Start of Collected data

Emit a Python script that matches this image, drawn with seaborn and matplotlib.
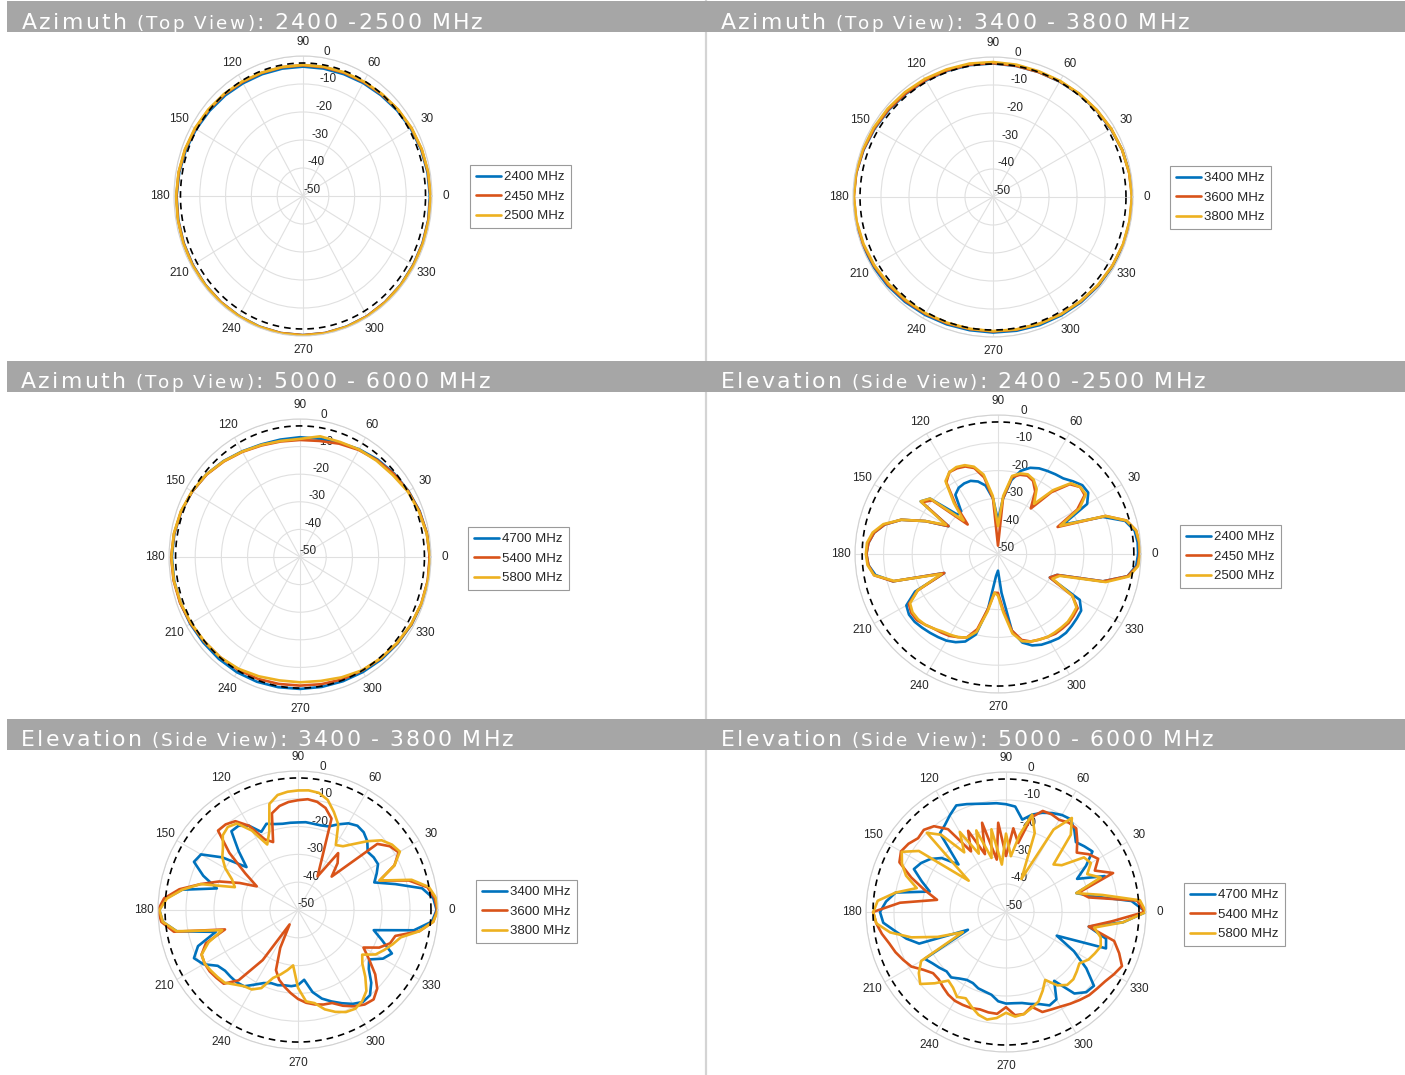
import numpy as np
import pandas as pd
import matplotlib
matplotlib.use('Agg')
import matplotlib.pyplot as plt
import seaborn as sns
from matplotlib.lines import Line2D
from matplotlib.patches import Rectangle

ANG10 = list(range(0, 360, 10))
ANG5 = list(range(0, 360, 5))

# Azimuth 2400-2500 MHz (10 deg steps)
AZ1_2400 = [-0.8, -1.0, -1.3, -1.8, -2.4, -3.0, -3.4, -3.7, -3.8, -3.8, -3.8, -3.7,
            -3.5, -3.1, -2.7, -2.2, -1.7, -1.3, -1.0, -0.9, -0.8, -0.7, -0.6, -0.5,
            -0.5, -0.4, -0.3, -0.3, -0.3, -0.4, -0.4, -0.5, -0.6, -0.7, -0.7, -0.7]
AZ1_2450 = [-0.6, -0.8, -1.1, -1.5, -2.0, -2.6, -3.0, -3.2, -3.3, -3.3, -3.3, -3.2,
            -3.0, -2.6, -2.2, -1.8, -1.4, -1.1, -0.9, -0.8, -0.7, -0.6, -0.5, -0.5,
            -0.4, -0.3, -0.3, -0.3, -0.3, -0.3, -0.4, -0.5, -0.5, -0.6, -0.6, -0.6]
AZ1_2500 = [-0.5, -0.7, -1.0, -1.4, -1.9, -2.4, -2.8, -3.0, -3.1, -3.2, -3.2, -3.1,
            -2.8, -2.4, -2.0, -1.6, -1.3, -1.0, -0.8, -0.7, -0.6, -0.5, -0.5, -0.4,
            -0.4, -0.3, -0.2, -0.2, -0.2, -0.3, -0.3, -0.4, -0.5, -0.5, -0.5, -0.5]

# Azimuth 3400-3800 MHz
AZ2_3400 = [-0.2, -0.5, -0.9, -1.4, -1.8, -2.1, -2.4, -2.5, -2.5, -2.3, -2.2, -2.1,
            -2.0, -1.8, -1.5, -1.2, -0.8, -0.4, -0.1, -0.1, -0.3, -0.5, -0.8, -1.1,
            -1.4, -1.6, -1.7, -1.6, -1.5, -1.3, -1.2, -1.0, -0.8, -0.6, -0.4, -0.3]
AZ2_3600 = [-0.3, -0.6, -0.9, -1.3, -1.7, -2.0, -2.3, -2.5, -2.4, -2.2, -2.0, -1.9,
            -1.8, -1.6, -1.3, -1.0, -0.7, -0.4, -0.3, -0.4, -0.6, -0.9, -1.2, -1.5,
            -1.8, -2.0, -2.1, -2.0, -1.9, -1.8, -1.6, -1.3, -1.0, -0.8, -0.5, -0.4]
AZ2_3800 = [-0.4, -0.6, -0.9, -1.2, -1.6, -1.9, -2.1, -2.2, -2.0, -1.8, -1.6, -1.5,
            -1.3, -1.1, -0.9, -0.7, -0.5, -0.3, -0.3, -0.5, -0.8, -1.1, -1.5, -1.8,
            -2.0, -2.2, -2.2, -2.1, -2.0, -1.8, -1.6, -1.4, -1.1, -0.8, -0.6, -0.5]

# Azimuth 5000-6000 MHz
AZ3_4700 = [-0.4, -0.8, -1.4, -2.2, -3.0, -3.9, -4.9, -5.9, -6.5, -6.6, -6.8, -6.6,
            -5.8, -4.6, -3.4, -2.5, -1.8, -1.3, -1.1, -1.2, -1.4, -1.6, -1.8, -1.8,
            -1.8, -1.9, -2.1, -2.2, -2.2, -2.1, -1.9, -1.6, -1.3, -0.9, -0.6, -0.4]
AZ3_5400 = [-0.5, -0.8, -1.5, -2.3, -3.2, -4.2, -5.2, -6.3, -7.3, -7.6, -7.5, -7.0,
            -6.0, -4.8, -3.5, -2.5, -1.7, -1.2, -0.8, -1.0, -1.3, -1.8, -2.3, -2.6,
            -2.8, -3.0, -3.3, -3.4, -3.2, -2.8, -2.5, -2.0, -1.5, -1.0, -0.7, -0.5]
AZ3_5800 = [-0.3, -0.9, -1.7, -2.5, -3.8, -4.5, -5.0, -5.6, -5.6, -7.2, -7.3, -6.8,
            -5.9, -4.7, -3.4, -2.4, -1.6, -1.1, -0.9, -1.1, -1.5, -2.0, -2.4, -2.6,
            -3.2, -4.0, -4.6, -4.6, -4.4, -3.6, -2.6, -2.1, -1.6, -1.1, -0.7, -0.4]

# Elevation 2400-2500 MHz (5 deg steps)
EL1_2400 = [-1, -1, -1.5, -4, -11, -25, -14, -11.5, -11.5, -13, -14.5, -15,
            -15.5, -16, -17, -19, -23, -30, -38, -30, -25, -23, -22, -22,
            -22.5, -24, -30, -30, -19, -17, -30, -22, -14, -9, -6, -4.5,
            -4, -4.5, -6.5, -12, -30, -18, -13, -12, -12, -12.5, -13, -13.5,
            -14, -15, -16.5, -20, -30, -42, -44, -36, -22, -17, -15, -14,
            -13.5, -13, -13, -13.5, -14, -14.5, -17, -30, -28, -12, -4, -1.5]
EL1_2450 = [-0.5, -0.5, -1, -3.5, -10, -27, -18, -13, -12.5, -14.5, -21, -30,
            -24, -21, -20, -20.5, -22, -30, -47, -30, -22, -18, -16.5, -16,
            -16, -18.5, -27, -35, -20, -17.5, -30, -22, -14, -9, -6, -4.5,
            -4, -4.5, -6, -12, -30, -19, -14, -13, -13, -14, -15, -15.5,
            -16, -17, -18, -22, -30, -36, -36, -30, -22, -18, -16.5, -16,
            -15.5, -15, -15, -15, -15.5, -16, -20, -30, -28, -12, -4, -1]
EL1_2500 = [-0.3, -0.4, -1, -3.5, -10, -26, -17, -12.5, -12.5, -14, -20, -28,
            -23, -20.5, -19.5, -20, -21.5, -29, -40, -29, -21, -17.5, -16, -15.5,
            -16, -18, -26, -33, -19, -17, -29, -22, -14, -8.5, -5.5, -4,
            -3.8, -4.2, -6, -12.5, -29, -19, -14.5, -13.5, -13.5, -14, -15, -16,
            -16.5, -17, -18, -21, -29, -36, -35, -29, -21, -17.5, -16.5, -16,
            -15.5, -15.5, -15.5, -15.5, -16, -16.5, -20, -29, -27, -11, -3.5, -0.8]

# Elevation 3400-3800 MHz
EL2_3400 = [-0.5, -1.5, -5, -14, -21, -19, -17, -17, -17.5, -15, -13.5, -13,
            -14, -16, -18, -18.5, -18.5, -18.3, -18.5, -18.5, -18.5, -18, -17, -19,
            -15, -13, -13, -20, -26, -17, -10, -9, -14, -20, -8, -2.5,
            -0.5, -1.5, -6, -19.6, -12, -9, -11, -15, -16, -16, -16, -16.5,
            -19, -21, -22, -22, -22.5, -22.5, -23, -24.8, -20, -17, -15, -13,
            -11, -9.6, -10, -13, -17, -19, -15, -13, -18, -22, -8, -2]
EL2_3600 = [-0.3, -1, -3, -9, -19, -12, -8.5, -10, -13, -33, -28, -25,
            -36, -30, -15, -12, -10.5, -10, -10.5, -11, -12, -14, -24, -22,
            -15, -11, -9.8, -9.6, -18, -27, -33, -27, -20, -14, -7, -2,
            0, -1, -5, -23, -15, -12, -11.5, -11.5, -12, -12.5, -17, -28,
            -44, -35, -27, -24, -22, -20, -18, -16.5, -15.5, -14.8, -14.4, -12,
            -10, -8.5, -8, -10, -14, -19, -23, -18, -15, -14, -6, -1.5]
EL2_3800 = [0, -0.5, -2.5, -8, -19, -12, -8, -9, -11, -15, -19, -22,
            -23, -16, -12.5, -9, -7.2, -6.8, -7, -7.3, -8, -10.5, -20, -24,
            -17, -12, -11, -12, -15, -17, -20, -24, -26, -14, -8, -3,
            -0.5, -1.5, -6, -22, -16, -12, -11.5, -12, -12.5, -13, -15, -16.5,
            -17, -19, -24, -26, -28, -30, -22, -17, -16, -13, -11, -9.5,
            -9, -10, -12, -16, -20, -22, -18, -16, -14, -12, -6, -1.5]

# Elevation 5000-6000 MHz
EL3_4700 = [0, -5, -18, -24, -12.5, -22, -17, -12.3, -13.5, -14.7, -12, -9.6,
            -10, -11, -12.3, -14, -16.5, -12.2, -11.5, -11, -10.7, -10, -9, -8,
            -10, -12, -13.3, -26, -20, -17, -15, -13.7, -18, -21.8, -10, -7,
            -5, -6, -10, -13.2, -17, -35, -16.5, -18, -19, -20, -19.5, -21,
            -22, -22, -21, -20.6, -20, -18, -17.3, -17.3, -17, -16, -15, -13.2,
            -14, -20, -12, -9.5, -9, -15, -22, -30, -12, -13, -20, -8]
EL3_5400 = [-0.5, -3, -20, -23, -9.3, -15, -12, -14, -17, -14, -11, -11,
            -12, -11.5, -11.6, -15, -25, -20, -30, -18, -31, -17, -28, -18,
            -25, -13.9, -10, -8.5, -9, -7.5, -6.7, -8, -14, -20, -25, -12,
            -2.5, -3.5, -5, -6.8, -8, -9.5, -11, -14, -16, -16, -15, -14,
            -13.4, -13.4, -13.5, -14, -13.6, -13.5, -16, -13, -13, -15, -12, -11.6,
            -11, -10, -9, -8, -7.5, -6.8, -5.5, -4.3, -7, -10, -20, -12]
EL3_5800 = [0, -2, -15, -24, -14, -18, -15, -16, -24, -26, -14, -9,
            -16, -37, -20, -14, -22, -30, -22, -33, -20, -30, -19, -27,
            -17, -24, -14, -10, -32.6, -12, -7, -9, -12, -17, -10, -4,
            -2.6, -3.5, -8, -15, -24, -33, -15, -12, -10, -14, -18, -17,
            -15, -16, -14, -12, -11, -12, -14, -12.5, -13, -14.5, -16, -19,
            -22, -18, -16, -16, -17, -18, -16, -15, -14, -15, -18, -8]

REF_DB = -2.5
COLORS = ['#0072BD', '#D95319', '#EDB120']

PANELS = [
    dict(title=['Azimuth', ' (Top View)', ': 2400 -2500 MHz'], head=(22, 29),
         ang=ANG10, data=[AZ1_2400, AZ1_2450, AZ1_2500],
         labels=['2400 MHz', '2450 MHz', '2500 MHz'],
         box=(303, 196, 129, 140), leg=(470, 165)),
    dict(title=['Azimuth', ' (Top View)', ': 3400 - 3800 MHz'], head=(721, 29),
         ang=ANG10, data=[AZ2_3400, AZ2_3600, AZ2_3800],
         labels=['3400 MHz', '3600 MHz', '3800 MHz'],
         box=(993, 197, 140, 140), leg=(1170, 166)),
    dict(title=['Azimuth', ' (Top View)', ': 5000 - 6000 MHz'], head=(21, 388),
         ang=ANG10, data=[AZ3_4700, AZ3_5400, AZ3_5800],
         labels=['4700 MHz', '5400 MHz', '5800 MHz'],
         box=(300, 557, 131, 138), leg=(468, 527)),
    dict(title=['Elevation', ' (Side View)', ': 2400 -2500 MHz'], head=(721, 388),
         ang=ANG5, data=[EL1_2400, EL1_2450, EL1_2500],
         labels=['2400 MHz', '2450 MHz', '2500 MHz'],
         box=(998, 554, 143, 139), leg=(1180, 525)),
    dict(title=['Elevation', ' (Side View)', ': 3400 - 3800 MHz'], head=(21, 746),
         ang=ANG5, data=[EL2_3400, EL2_3600, EL2_3800],
         labels=['3400 MHz', '3600 MHz', '3800 MHz'],
         box=(298, 910, 140, 139), leg=(476, 880)),
    dict(title=['Elevation', ' (Side View)', ': 5000 - 6000 MHz'], head=(721, 746),
         ang=ANG5, data=[EL3_4700, EL3_5400, EL3_5800],
         labels=['4700 MHz', '5400 MHz', '5800 MHz'],
         box=(1006, 912, 140, 140), leg=(1184, 883)),
]

sns.set_theme(style='white')
plt.rcParams['font.family'] = ['Liberation Sans', 'DejaVu Sans']
plt.rcParams['axes.unicode_minus'] = False

W, H = 1405, 1075
fig = plt.figure(figsize=(W / 100, H / 100), dpi=100)
renderer = fig.canvas.get_renderer()

# header bands and separator
fig.add_artist(Line2D([706 / W, 706 / W], [0, 1], transform=fig.transFigure,
                      color='#d4d4d4', lw=1.6, zorder=0.5))
for y0, y1 in [(1, 32), (361, 392), (719, 750)]:
    fig.add_artist(Rectangle((7 / W, 1 - y1 / H), (W - 7) / W, (y1 - y0) / H,
                             transform=fig.transFigure, color='#a6a6a6', lw=0, zorder=1))

GAP = 2.3


def header(x, base, parts):
    sizes = [15.8, 13.2, 15.8]
    for txt, size in zip(parts, sizes):
        px = size * 100 / 72
        for ch in txt:
            if ch == ' ':
                x += 0.26 * px + GAP
                continue
            t = fig.text(x / W, 1 - base / H, ch, fontsize=size, color='white',
                         family='DejaVu Sans', ha='left', va='baseline', zorder=3)
            x += t.get_window_extent(renderer=renderer).width + GAP


for p in PANELS:
    header(p['head'][0], p['head'][1], p['title'])

    cx, cy, rx, ry = p['box']
    ax = fig.add_axes([(cx - rx) / W, 1 - (cy + ry) / H, 2 * rx / W, 2 * ry / H],
                      projection='polar')
    ax.set_aspect('auto')

    frames = []
    for lab, vals in zip(p['labels'], p['data']):
        a = list(p['ang']) + [360]
        v = list(vals) + [vals[0]]
        frames.append(pd.DataFrame({'theta': np.deg2rad(a), 'gain': v, 'freq': lab}))
    df = pd.concat(frames, ignore_index=True)
    sns.lineplot(data=df, x='theta', y='gain', hue='freq',
                 palette=dict(zip(p['labels'], COLORS)), sort=False, estimator=None,
                 linewidth=1.9, legend=False, ax=ax)

    t = np.linspace(0, 2 * np.pi, 361)
    ax.plot(t, np.full_like(t, REF_DB), color='black', lw=1.2, ls=(0, (4, 3)), zorder=4)

    ax.set_xlabel('')
    ax.set_ylabel('')
    ax.set_theta_zero_location('E')
    ax.set_thetagrids(range(0, 360, 30), labels=[str(a) for a in range(0, 360, 30)],
                      fontsize=8.5, color='#262626')
    ax.set_rlim(-50, 0)
    ax.set_rticks([-50, -40, -30, -20, -10, 0])
    ax.set_yticklabels(['-50', '-40', '-30', '-20', '-10', '0'], fontsize=8.5, color='#262626')
    ax.set_rlabel_position(81)
    ax.tick_params(axis='x', pad=3, length=0)
    ax.tick_params(axis='y', length=0)
    ax.grid(True, color='#e0e0e0', lw=0.8)
    ax.spines['polar'].set_color('#d2d2d2')
    ax.spines['polar'].set_linewidth(0.8)

    handles = [Line2D([], [], color=c, lw=1.9) for c in COLORS]
    lx, ly = p['leg']
    leg = ax.legend(handles, p['labels'], loc='upper left',
                    bbox_to_anchor=(lx / W, 1 - ly / H), bbox_transform=fig.transFigure,
                    fontsize=9.5, frameon=True, fancybox=False, framealpha=1,
                    edgecolor='#9a9a9a', borderpad=0.45, labelspacing=0.55,
                    handlelength=1.9, handletextpad=0.25, borderaxespad=0)
    leg.get_frame().set_linewidth(0.8)

fig.savefig('out.png', dpi=100, facecolor='white')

End of Collected data

--- Aim of the task ---
Quote, please, every line of the material above from its start through the line that has "-0.5, -0.5, -0.5]", reproducing the words exactly and dropping any images.

--- Result of the exercise ---
Emit a Python script that matches this image, drawn with seaborn and matplotlib.
import numpy as np
import pandas as pd
import matplotlib
matplotlib.use('Agg')
import matplotlib.pyplot as plt
import seaborn as sns
from matplotlib.lines import Line2D
from matplotlib.patches import Rectangle

ANG10 = list(range(0, 360, 10))
ANG5 = list(range(0, 360, 5))

# Azimuth 2400-2500 MHz (10 deg steps)
AZ1_2400 = [-0.8, -1.0, -1.3, -1.8, -2.4, -3.0, -3.4, -3.7, -3.8, -3.8, -3.8, -3.7,
            -3.5, -3.1, -2.7, -2.2, -1.7, -1.3, -1.0, -0.9, -0.8, -0.7, -0.6, -0.5,
            -0.5, -0.4, -0.3, -0.3, -0.3, -0.4, -0.4, -0.5, -0.6, -0.7, -0.7, -0.7]
AZ1_2450 = [-0.6, -0.8, -1.1, -1.5, -2.0, -2.6, -3.0, -3.2, -3.3, -3.3, -3.3, -3.2,
            -3.0, -2.6, -2.2, -1.8, -1.4, -1.1, -0.9, -0.8, -0.7, -0.6, -0.5, -0.5,
            -0.4, -0.3, -0.3, -0.3, -0.3, -0.3, -0.4, -0.5, -0.5, -0.6, -0.6, -0.6]
AZ1_2500 = [-0.5, -0.7, -1.0, -1.4, -1.9, -2.4, -2.8, -3.0, -3.1, -3.2, -3.2, -3.1,
            -2.8, -2.4, -2.0, -1.6, -1.3, -1.0, -0.8, -0.7, -0.6, -0.5, -0.5, -0.4,
            -0.4, -0.3, -0.2, -0.2, -0.2, -0.3, -0.3, -0.4, -0.5, -0.5, -0.5, -0.5]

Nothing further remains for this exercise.